I am inlaying this new frame around my mother with the cool blue-green of her fierceness and the jolly red of her mischievousness—both present the time my dad, who was piss-pink angry at all of us gathered around the dinner table, forbade us to speak–or suffer for it. My siblings and I sat wide-eyed as my mother placed one of the squares of jello she'd made for dinner into her mouth, wrapped her lips around it in a smile, and spat it across the table at him. We trembled with fear, trying to hold in our laughter. I peed myself, I think. So she did it again, causing all of us but my red-faced dad to collapse into hysterics.
She dared him to call out any of us in that flying piece of jello. He did not. My memory is foggy, so maybe I'm making this up, but by the end of that dinner, I see him shooting one of those green giggly blobs back across the table. My mom was a superhero.
This new frame, for however long it sits around my mother, contains other colors: The purple of unspeakable childhood trauma, the burnt orange of years of physical pain, the indigo of compassion for the sufferings of her friends and family.
But most, importantly, the inner edge, the part closest to her image in this frame, is the bright red-maroon of her heart.
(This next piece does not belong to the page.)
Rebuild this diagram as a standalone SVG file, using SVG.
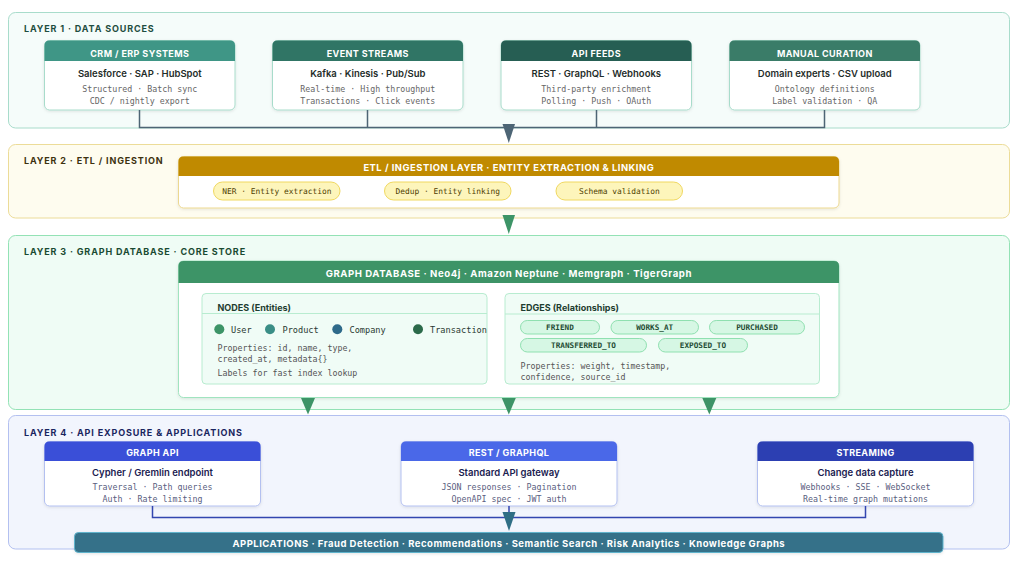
<svg xmlns="http://www.w3.org/2000/svg" width="1024" height="562" viewBox="0 0 1024 562">
<defs>
<filter id="sh" x="-5%" y="-10%" width="110%" height="130%">
<feDropShadow dx="0" dy="1" stdDeviation="1.5" flood-color="#000" flood-opacity="0.10"/>
</filter>
<style>
.lay{font-family:Inter,"Liberation Sans",sans-serif;font-weight:700;font-size:9px;letter-spacing:0.85px}
.hd{font-family:Inter,"Liberation Sans",sans-serif;font-weight:700;font-size:9px;letter-spacing:0.4px;fill:#fff;text-anchor:middle}
.bd{font-family:Inter,"Liberation Sans",sans-serif;font-weight:600;font-size:9.5px;text-anchor:middle}
.mn{font-family:"DejaVu Sans Mono","Liberation Mono",monospace;font-size:8.3px;text-anchor:middle}
.mnl{font-family:"DejaVu Sans Mono","Liberation Mono",monospace;font-size:8.3px}
.card{fill:#fff;filter:url(#sh)}
.pill{font-family:"DejaVu Sans Mono","Liberation Mono",monospace;font-size:7.9px;text-anchor:middle}
.ep{fill:#d6f7e4;stroke:#8fe0b0;stroke-width:1}
.ept{font-family:"DejaVu Sans Mono","Liberation Mono",monospace;font-weight:700;font-size:7.7px;text-anchor:middle;fill:#1f4d35}
.sub{font-family:Inter,"Liberation Sans",sans-serif;font-weight:700;font-size:9px;fill:#1e3d30}
.nl{font-family:"DejaVu Sans Mono","Liberation Mono",monospace;font-size:8.6px;fill:#2a3a33}
</style>
</defs>

<!-- Layer panels -->
<g id="layer1">
<rect x="8.5" y="12.5" width="1001" height="115.5" rx="7" fill="#f5fcfa" stroke="#a8dccb"/>
<text class="lay" x="24" y="31.5" fill="#1e4d40">LAYER 1 · DATA SOURCES</text>
</g>
<g id="layer2">
<rect x="8.5" y="144.5" width="1001" height="73.5" rx="7" fill="#fefcef" stroke="#ecdc98"/>
<text class="lay" x="24" y="163.5" fill="#3d3210">LAYER 2 · ETL / INGESTION</text>
</g>
<g id="layer3">
<rect x="8.5" y="235.5" width="1001" height="174" rx="7" fill="#effcf5" stroke="#93e2b5"/>
<text class="lay" x="24" y="254.5" fill="#1a4a32">LAYER 3 · GRAPH DATABASE · CORE STORE</text>
</g>
<g id="layer4">
<rect x="8.5" y="415.5" width="1001" height="133.5" rx="7" fill="#f2f5fd" stroke="#b3c0f0"/>
<text class="lay" x="24" y="435.5" fill="#1a2560">LAYER 4 · API EXPOSURE &amp; APPLICATIONS</text>
</g>

<!-- Layer 1 cards -->
<g id="crm">
<rect class="card" x="44.5" y="40.5" width="190.5" height="69.5" rx="5" stroke="#a8dccb"/>
<path d="M44.5,61 V45.5 Q44.5,40.5 49.5,40.5 H230 Q235,40.5 235,45.5 V61 Z" fill="#3f9686"/>
<text class="hd" x="139.8" y="56.5">CRM / ERP SYSTEMS</text>
<text class="bd" x="139.8" y="76.5" fill="#1f2d2a">Salesforce · SAP · HubSpot</text>
<text class="mn" x="139.8" y="92" fill="#666">Structured · Batch sync</text>
<text class="mn" x="139.8" y="103.5" fill="#666">CDC / nightly export</text>
</g>
<g id="events">
<rect class="card" x="272.5" y="40.5" width="190.5" height="69.5" rx="5" stroke="#a8dccb"/>
<path d="M272.5,61 V45.5 Q272.5,40.5 277.5,40.5 H458 Q463,40.5 463,45.5 V61 Z" fill="#307565"/>
<text class="hd" x="367.8" y="56.5">EVENT STREAMS</text>
<text class="bd" x="367.8" y="76.5" fill="#1f2d2a">Kafka · Kinesis · Pub/Sub</text>
<text class="mn" x="367.8" y="92" fill="#666">Real-time · High throughput</text>
<text class="mn" x="367.8" y="103.5" fill="#666">Transactions · Click events</text>
</g>
<g id="apifeeds">
<rect class="card" x="501" y="40.5" width="190.5" height="69.5" rx="5" stroke="#a8dccb"/>
<path d="M501,61 V45.5 Q501,40.5 506,40.5 H686.5 Q691.5,40.5 691.5,45.5 V61 Z" fill="#265e53"/>
<text class="hd" x="596.3" y="56.5">API FEEDS</text>
<text class="bd" x="596.3" y="76.5" fill="#1f2d2a">REST · GraphQL · Webhooks</text>
<text class="mn" x="596.3" y="92" fill="#666">Third-party enrichment</text>
<text class="mn" x="596.3" y="103.5" fill="#666">Polling · Push · OAuth</text>
</g>
<g id="manual">
<rect class="card" x="729.5" y="40.5" width="190.5" height="69.5" rx="5" stroke="#a8dccb"/>
<path d="M729.5,61 V45.5 Q729.5,40.5 734.5,40.5 H915 Q920,40.5 920,45.5 V61 Z" fill="#3a7c68"/>
<text class="hd" x="824.8" y="56.5">MANUAL CURATION</text>
<text class="bd" x="824.8" y="76.5" fill="#1f2d2a">Domain experts · CSV upload</text>
<text class="mn" x="824.8" y="92" fill="#666">Ontology definitions</text>
<text class="mn" x="824.8" y="103.5" fill="#666">Label validation · QA</text>
</g>

<!-- Layer 2 ETL -->
<g id="etl">
<rect class="card" x="178.5" y="156.5" width="660.5" height="51.5" rx="5" stroke="#ecd890"/>
<path d="M178.5,176 V161.5 Q178.5,156.5 183.5,156.5 H834 Q839,156.5 839,161.5 V176 Z" fill="#c08a00"/>
<text class="hd" x="508.8" y="170.5" style="font-size:9.4px;letter-spacing:0.5px">ETL / INGESTION LAYER · ENTITY EXTRACTION &amp; LINKING</text>
<rect x="213.5" y="182" width="126.5" height="18" rx="9" fill="#fdf5bb" stroke="#f0d860"/>
<text class="pill" x="276.8" y="194" fill="#4d3d00">NER · Entity extraction</text>
<rect x="384.5" y="182" width="126.5" height="18" rx="9" fill="#fdf5bb" stroke="#f0d860"/>
<text class="pill" x="447.8" y="194" fill="#4d3d00">Dedup · Entity linking</text>
<rect x="556" y="182" width="126.5" height="18" rx="9" fill="#fdf5bb" stroke="#f0d860"/>
<text class="pill" x="619.3" y="194" fill="#4d3d00">Schema validation</text>
</g>

<!-- Layer 3 Graph DB -->
<g id="graphdb">
<rect class="card" x="178.5" y="261" width="660.5" height="136.5" rx="5" stroke="#a0e4bf"/>
<path d="M178.5,283 V266 Q178.5,261 183.5,261 H834 Q839,261 839,266 V283 Z" fill="#3d9467"/>
<text class="hd" x="508.8" y="276.5" style="font-size:9.6px;letter-spacing:0.55px">GRAPH DATABASE · Neo4j · Amazon Neptune · Memgraph · TigerGraph</text>
</g>
<g id="nodes">
<rect x="202" y="293.5" width="285" height="90.5" rx="4" fill="#f0fcf6" stroke="#b8ecd0"/>
<line x1="202" y1="313.5" x2="487" y2="313.5" stroke="#b8ecd0"/>
<text class="sub" x="217.5" y="310.5">NODES (Entities)</text>
<circle cx="219.3" cy="329.3" r="5" fill="#3d9467"/>
<text class="nl" x="231" y="332.5">User</text>
<circle cx="270" cy="329.3" r="5" fill="#3a8e86"/>
<text class="nl" x="282.5" y="332.5">Product</text>
<circle cx="337.3" cy="329.3" r="5" fill="#2e6a8a"/>
<text class="nl" x="349.5" y="332.5">Company</text>
<circle cx="418" cy="329.3" r="5" fill="#2b6a4a"/>
<text class="nl" x="430" y="332.5">Transaction</text>
<text class="mnl" x="217.5" y="350.5" fill="#555">Properties: id, name, type,</text>
<text class="mnl" x="217.5" y="362" fill="#555">created_at, metadata{}</text>
<text class="mnl" x="217.5" y="376" fill="#555">Labels for fast index lookup</text>
</g>
<g id="edges">
<rect x="505" y="293.5" width="314.5" height="90.5" rx="4" fill="#f0fcf6" stroke="#b8ecd0"/>
<line x1="505" y1="314" x2="819.5" y2="314" stroke="#b8ecd0"/>
<text class="sub" x="520.5" y="310.5">EDGES (Relationships)</text>
<rect class="ep" x="520.5" y="320.5" width="79" height="13.5" rx="6.75"/>
<text class="ept" x="560" y="330">FRIEND</text>
<rect class="ep" x="611" y="320.5" width="87.5" height="13.5" rx="6.75"/>
<text class="ept" x="654.7" y="330">WORKS_AT</text>
<rect class="ep" x="709.5" y="320.5" width="95" height="13.5" rx="6.75"/>
<text class="ept" x="757" y="330">PURCHASED</text>
<rect class="ep" x="520.5" y="338.5" width="126" height="13.5" rx="6.75"/>
<text class="ept" x="583.5" y="348">TRANSFERRED_TO</text>
<rect class="ep" x="658.5" y="338.5" width="89" height="13.5" rx="6.75"/>
<text class="ept" x="703" y="348">EXPOSED_TO</text>
<text class="mnl" x="520.5" y="368.5" fill="#555">Properties: weight, timestamp,</text>
<text class="mnl" x="520.5" y="380" fill="#555">confidence, source_id</text>
</g>

<!-- Layer 4 cards -->
<g id="graphapi">
<rect class="card" x="44.5" y="441.5" width="216" height="64.5" rx="5" stroke="#b3c0f0"/>
<path d="M44.5,461 V446.5 Q44.5,441.5 49.5,441.5 H255.5 Q260.5,441.5 260.5,446.5 V461 Z" fill="#3a4fd8"/>
<text class="hd" x="152.5" y="456">GRAPH API</text>
<text class="bd" x="152.5" y="475.5" fill="#1a2050">Cypher / Gremlin endpoint</text>
<text class="mn" x="152.5" y="489.5" fill="#5a6080">Traversal · Path queries</text>
<text class="mn" x="152.5" y="501.5" fill="#5a6080">Auth · Rate limiting</text>
</g>
<g id="restapi">
<rect class="card" x="401" y="441.5" width="216" height="64.5" rx="5" stroke="#b3c0f0"/>
<path d="M401,461 V446.5 Q401,441.5 406,441.5 H612 Q617,441.5 617,446.5 V461 Z" fill="#4a68e8"/>
<text class="hd" x="509" y="456">REST / GRAPHQL</text>
<text class="bd" x="509" y="475.5" fill="#1a2050">Standard API gateway</text>
<text class="mn" x="509" y="489.5" fill="#5a6080">JSON responses · Pagination</text>
<text class="mn" x="509" y="501.5" fill="#5a6080">OpenAPI spec · JWT auth</text>
</g>
<g id="streaming">
<rect class="card" x="757.5" y="441.5" width="216" height="64.5" rx="5" stroke="#b3c0f0"/>
<path d="M757.5,461 V446.5 Q757.5,441.5 762.5,441.5 H968.5 Q973.5,441.5 973.5,446.5 V461 Z" fill="#2c3fb2"/>
<text class="hd" x="865.5" y="456">STREAMING</text>
<text class="bd" x="865.5" y="475.5" fill="#1a2050">Change data capture</text>
<text class="mn" x="865.5" y="489.5" fill="#5a6080">Webhooks · SSE · WebSocket</text>
<text class="mn" x="865.5" y="501.5" fill="#5a6080">Real-time graph mutations</text>
</g>

<!-- Connectors -->
<g id="connectors">
<path d="M139.5,110 V127.5 H824.5 V110 M367.5,110 V127.5 M596.5,110 V127.5" fill="none" stroke="#4d6575" stroke-width="1.5"/>
<polygon points="502.5,124 515,124 508.8,143" fill="#4d6575"/>
<polygon points="502.5,215 515,215 508.8,234" fill="#3d9467"/>
<polygon points="301,398 315,398 308,414.5" fill="#3d9467"/>
<polygon points="501.8,398 515.8,398 508.8,414.5" fill="#3d9467"/>
<polygon points="702.3,398 716.3,398 709.3,414.5" fill="#3d9467"/>
<path d="M152.5,506 V517.5 H865.5 V506 M509,506 V513" fill="none" stroke="#3346b0" stroke-width="1.5"/>
<polygon points="502.5,512 515.5,512 509,531" fill="#2f6e85"/>
</g>

<g id="applications">
<rect x="74.5" y="532.5" width="868.5" height="20" rx="4" fill="#347189" stroke="#5fb3cc" filter="url(#sh)"/>
<text class="hd" x="508.8" y="546.5" style="font-size:9.5px;letter-spacing:0.5px">APPLICATIONS · Fraud Detection · Recommendations · Semantic Search · Risk Analytics · Knowledge Graphs</text>
</g>
</svg>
The magical Christmases she created year after year. The trip to Disneyland, for which she dressed us in matching blue windbreakers promoting a mortuary business.
The way she saved me from me when I was dead-bent on self-destruction.
My mother was a wonder. A spitfire. A silly, creative, intelligent, hard-working cat-lover, obessesed with vacuums. She was the one I called in the middle of the night, crying, "Mom, I'm PREGNANT! What am I going to DO??" Her calmness in moments like these was unshakeable:
"Well," she laughed. "It sounds like you might have a baby. Whatever you decide, I support you."
We are each a complete picture, a full work of art that began with a single perfect stroke and expanded line by line, color by color, old wounds, vicious mistakes, astounding challenges, and unrecognized strengths and achievements, each buried under layer after layer of fresh paint.
And we are, each of us, artists innately able to reframe what we see when we ask ego and sometimes memory itself to step back—that is, to change the lighting, right an angle, creep over borders and break the molds we feel locked in and in which we lock others, especially those we love and hate and love again; those on whom we place the expectation of being more than human.
That other frame is always near at hand. I remember each difficult phone call. And I assume there will be times when I will or must drag it off its shelf and reattach it to my mother. There are five stages of grief, after all, and perhaps this new frame and where it directs my gaze is simply a denial of who my mother was to me.
I hear I will be angry angry.
But right now, I simply miss my mother. And I need this multi-colored frame to show me where to look as I feel the missing.